El presidente López Obrador tiene una cierta fijación por los fondos gubernamentales a los que les pueda echar mano. Nada mejor para financiar de un plumazo sus programas clientelares y alimentar a sus queridos elefantes. En el caso de los fideicomisos públicos, ya acabó con casi todos. El pretexto que dio fue la opacidad y la corrupción que privaba en ellos; una aseveración que es falsa.
Un fideicomiso público es tan solo un contrato, un vehículo legal que permite financiar proyectos a través de un patrimonio gubernamental y cuyos fondos pueden disponerse de manera multianual. El propio López Obrador utilizó uno, cuando era Jefe de Gobierno de la hoy Ciudad de México y entonces Distrito Federal (2000-2005), para financiar el segundo piso sobre el Periférico que une la vía de San Antonio con la de San Jerónimo.
La normatividad de los fideicomisos federales es muy rigurosa. En su creación siempre deben participar tres actores. Para empezar está el fideicomitente, quien es el encargado de destinar los bienes para constituir el fideicomiso y que debe ser siempre la Secretaría de Hacienda y Crédito Público. Para continuar está el fiduciario, quien es la institución bancaria, sea ésta pública o privada, que puede llevar a cabo las operaciones financieras y que custodia los bienes patrimoniales. Y para finalizar está el llamado fideicomisario, quien es la institución que recibe el beneficio derivado del fondo.
Los fideicomisos públicos constituyen una parte minúscula del gobierno federal. Son los otros organismos, tanto las secretarías de Estado como las entidades descentralizadas, quienes no necesitan cumplir con normas tan estrictas. Es obvio, en consecuencia, que es más probable que cualquier acto de corrupción hecho por funcionarios voraces provenga directamente del gobierno central. Este fue recientemente el caso de la entidad pública Seguridad Alimentaria Mexicana (Segalmex). El desfalco al erario público, hecho de manera reiterada entre los años 2019 y 2022, fue tan mayúsculo que el robo pasará seguramente a la historia de la administración pública como el mayor registrado hasta la fecha.

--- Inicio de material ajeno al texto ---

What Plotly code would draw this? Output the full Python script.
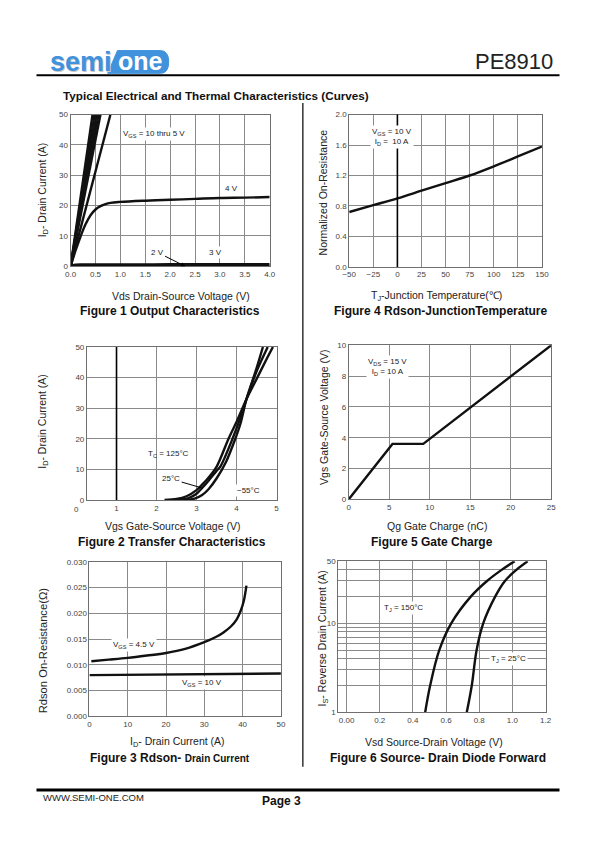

Por otro lado, para poder enfrentar las catástrofes naturales que sufre de manera periódica nuestro país, el gobierno constituyó a fines del siglo pasado el Fondo de Desastres Naturales (Fonden). Este fideicomiso público era administrado por Banobras y tenía unas reglas de operación muy bien definidas. Pero el Fonden ya llegó a su fin, al ser ordeñado para financiar las “inversiones públicas y productivas de nuestro país” (léase los elefantes presidenciales).
Y así nos ha ido desde entonces. Por ejemplo, tras el desastre ocasionado por el huracán “Agatha” el año pasado en el estado de Oaxaca, el gobernador afirmó que en tres de siete municipios hubo anomalías en el ejercicio del gasto que debió haber sido empleado para subsanar los daños ocasionados por el huracán. El colmo fue que el presidente municipal de San Mateo Piñas se fugó con 25 millones de pesos.
Otro ejemplo, como reseñó Carlos Arrieta de manera ejemplar en EL UNIVERSAL, tras el sismo de septiembre de 2022 los alumnos de seis escuelas primarias del municipio de Coahuayana, Michoacán, toman clases en carpas, donde se encierra el calor de la región que llega a 42 grados. De manera más apremiante, en la escuela primaria Emiliano Zapata los niños estudian a la intemperie, entre el polvo.